#### STATED PROBLEM
Begin at the top of the entries below and write out every line through the one containing "import seaborn as sns", excluding pictures.

#### DATA ENTRIES
|---|

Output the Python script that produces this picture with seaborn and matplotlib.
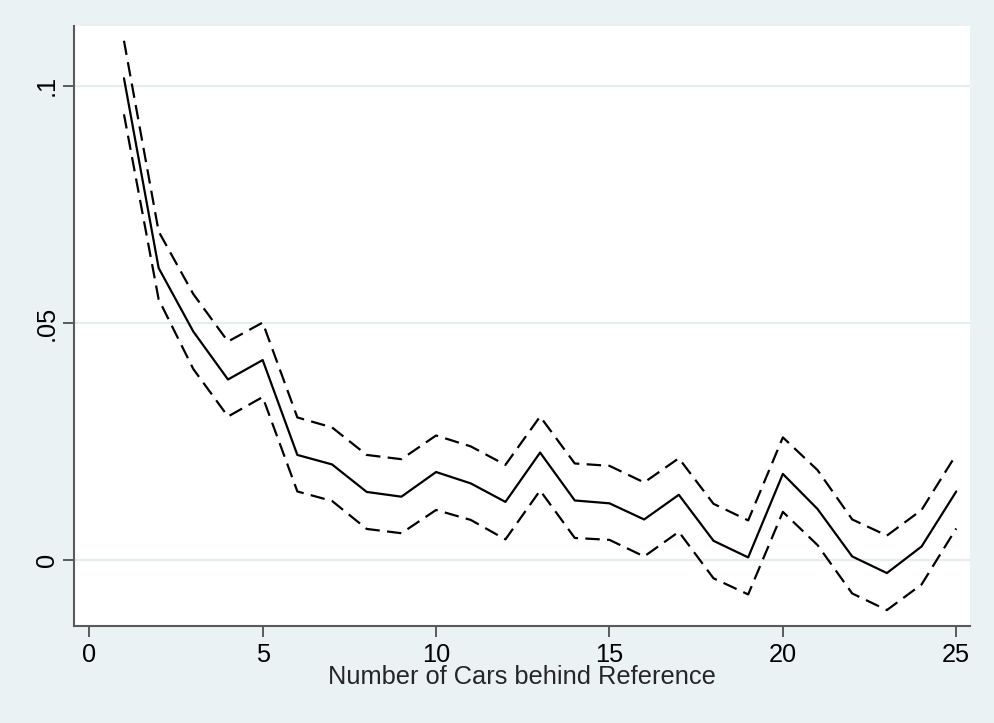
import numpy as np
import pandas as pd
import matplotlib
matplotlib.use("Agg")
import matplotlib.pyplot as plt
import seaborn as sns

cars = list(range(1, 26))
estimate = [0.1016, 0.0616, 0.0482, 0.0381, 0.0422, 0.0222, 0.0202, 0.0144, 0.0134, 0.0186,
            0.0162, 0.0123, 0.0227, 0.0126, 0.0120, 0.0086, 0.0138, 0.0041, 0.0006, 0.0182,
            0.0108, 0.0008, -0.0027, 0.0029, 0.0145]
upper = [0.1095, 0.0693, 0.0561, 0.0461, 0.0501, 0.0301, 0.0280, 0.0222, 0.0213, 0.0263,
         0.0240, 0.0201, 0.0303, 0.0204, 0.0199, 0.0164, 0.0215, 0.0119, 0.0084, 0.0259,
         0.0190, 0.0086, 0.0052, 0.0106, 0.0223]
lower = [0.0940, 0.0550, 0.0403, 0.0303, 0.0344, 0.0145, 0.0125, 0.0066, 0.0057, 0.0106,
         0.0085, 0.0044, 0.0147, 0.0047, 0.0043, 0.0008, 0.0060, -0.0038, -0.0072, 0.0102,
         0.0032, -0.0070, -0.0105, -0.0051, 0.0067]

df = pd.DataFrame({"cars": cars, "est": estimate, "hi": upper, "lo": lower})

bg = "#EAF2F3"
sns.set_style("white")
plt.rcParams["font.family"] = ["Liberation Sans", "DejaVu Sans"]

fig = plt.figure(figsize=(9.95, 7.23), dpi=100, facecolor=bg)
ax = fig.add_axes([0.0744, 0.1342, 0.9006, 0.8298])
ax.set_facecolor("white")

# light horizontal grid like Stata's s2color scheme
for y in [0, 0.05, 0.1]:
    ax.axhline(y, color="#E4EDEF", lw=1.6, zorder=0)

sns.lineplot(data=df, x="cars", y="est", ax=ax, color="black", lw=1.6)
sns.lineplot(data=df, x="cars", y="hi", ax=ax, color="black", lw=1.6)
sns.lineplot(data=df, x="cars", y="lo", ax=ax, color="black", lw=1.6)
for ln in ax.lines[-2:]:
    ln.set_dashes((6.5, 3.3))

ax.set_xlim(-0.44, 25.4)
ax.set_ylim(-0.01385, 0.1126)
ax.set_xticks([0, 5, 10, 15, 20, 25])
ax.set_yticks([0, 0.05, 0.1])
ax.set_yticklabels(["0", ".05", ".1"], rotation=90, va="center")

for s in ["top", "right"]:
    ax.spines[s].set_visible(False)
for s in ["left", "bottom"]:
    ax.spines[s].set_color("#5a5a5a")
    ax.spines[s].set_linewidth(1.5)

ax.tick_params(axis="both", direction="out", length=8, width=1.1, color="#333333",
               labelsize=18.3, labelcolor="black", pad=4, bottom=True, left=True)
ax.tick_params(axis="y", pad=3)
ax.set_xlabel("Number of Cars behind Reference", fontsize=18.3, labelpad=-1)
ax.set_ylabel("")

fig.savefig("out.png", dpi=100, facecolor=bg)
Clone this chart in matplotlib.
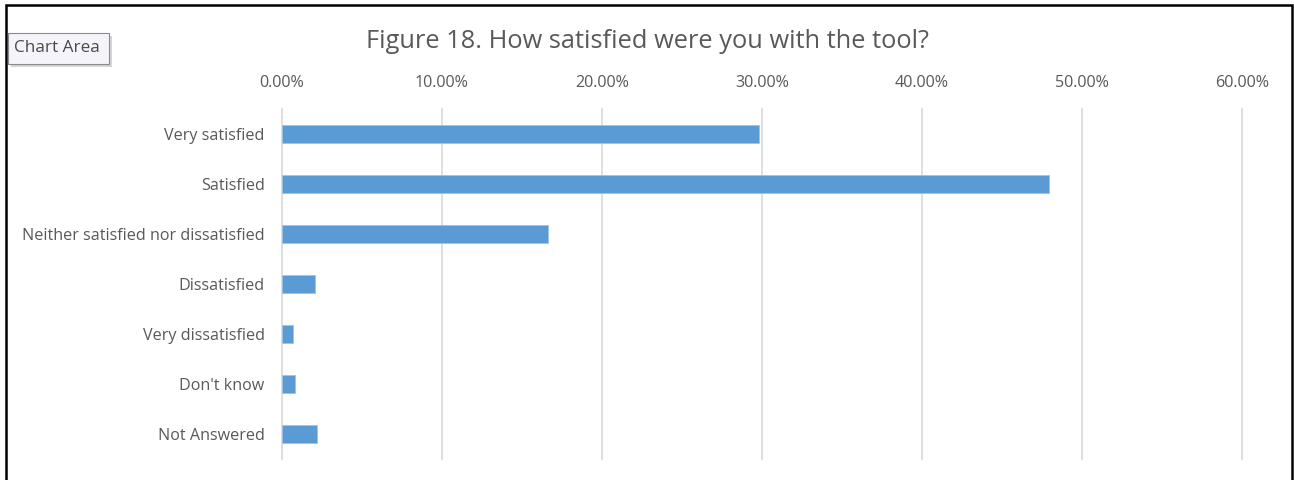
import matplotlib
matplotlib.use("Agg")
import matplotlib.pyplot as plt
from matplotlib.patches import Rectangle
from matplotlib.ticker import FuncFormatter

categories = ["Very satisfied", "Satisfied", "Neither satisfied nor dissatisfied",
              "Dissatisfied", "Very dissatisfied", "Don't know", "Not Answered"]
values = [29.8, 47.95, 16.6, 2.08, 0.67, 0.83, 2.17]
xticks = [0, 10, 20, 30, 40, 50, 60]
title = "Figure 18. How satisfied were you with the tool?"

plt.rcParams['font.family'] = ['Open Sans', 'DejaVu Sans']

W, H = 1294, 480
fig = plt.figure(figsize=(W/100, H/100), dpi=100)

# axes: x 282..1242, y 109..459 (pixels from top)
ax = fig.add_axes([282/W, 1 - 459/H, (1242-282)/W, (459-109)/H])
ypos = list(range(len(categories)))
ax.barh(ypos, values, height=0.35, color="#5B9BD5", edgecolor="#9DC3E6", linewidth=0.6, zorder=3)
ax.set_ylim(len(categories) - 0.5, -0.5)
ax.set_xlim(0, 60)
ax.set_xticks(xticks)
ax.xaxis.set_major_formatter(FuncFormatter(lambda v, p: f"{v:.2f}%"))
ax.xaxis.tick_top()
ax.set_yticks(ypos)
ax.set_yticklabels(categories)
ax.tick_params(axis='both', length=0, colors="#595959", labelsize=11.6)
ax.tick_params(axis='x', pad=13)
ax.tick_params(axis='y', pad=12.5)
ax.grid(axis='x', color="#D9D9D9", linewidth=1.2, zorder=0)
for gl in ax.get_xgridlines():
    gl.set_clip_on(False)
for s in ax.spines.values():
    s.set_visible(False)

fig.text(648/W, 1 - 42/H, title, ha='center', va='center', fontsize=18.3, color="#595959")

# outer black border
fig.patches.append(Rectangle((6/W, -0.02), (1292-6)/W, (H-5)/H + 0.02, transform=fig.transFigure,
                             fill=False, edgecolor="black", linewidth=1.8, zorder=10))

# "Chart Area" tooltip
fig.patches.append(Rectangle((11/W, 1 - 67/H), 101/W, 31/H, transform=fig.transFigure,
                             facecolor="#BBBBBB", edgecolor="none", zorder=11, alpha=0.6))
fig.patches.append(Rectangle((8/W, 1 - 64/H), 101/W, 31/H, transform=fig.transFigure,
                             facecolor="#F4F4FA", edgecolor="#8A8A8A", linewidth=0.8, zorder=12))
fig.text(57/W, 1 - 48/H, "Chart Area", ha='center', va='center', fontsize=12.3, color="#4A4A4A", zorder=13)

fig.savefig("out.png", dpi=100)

|---|

#### WRITTEN RESPONSE
Output the Python script that produces this picture with seaborn and matplotlib.
import numpy as np
import pandas as pd
import matplotlib
matplotlib.use("Agg")
import matplotlib.pyplot as plt
import seaborn as sns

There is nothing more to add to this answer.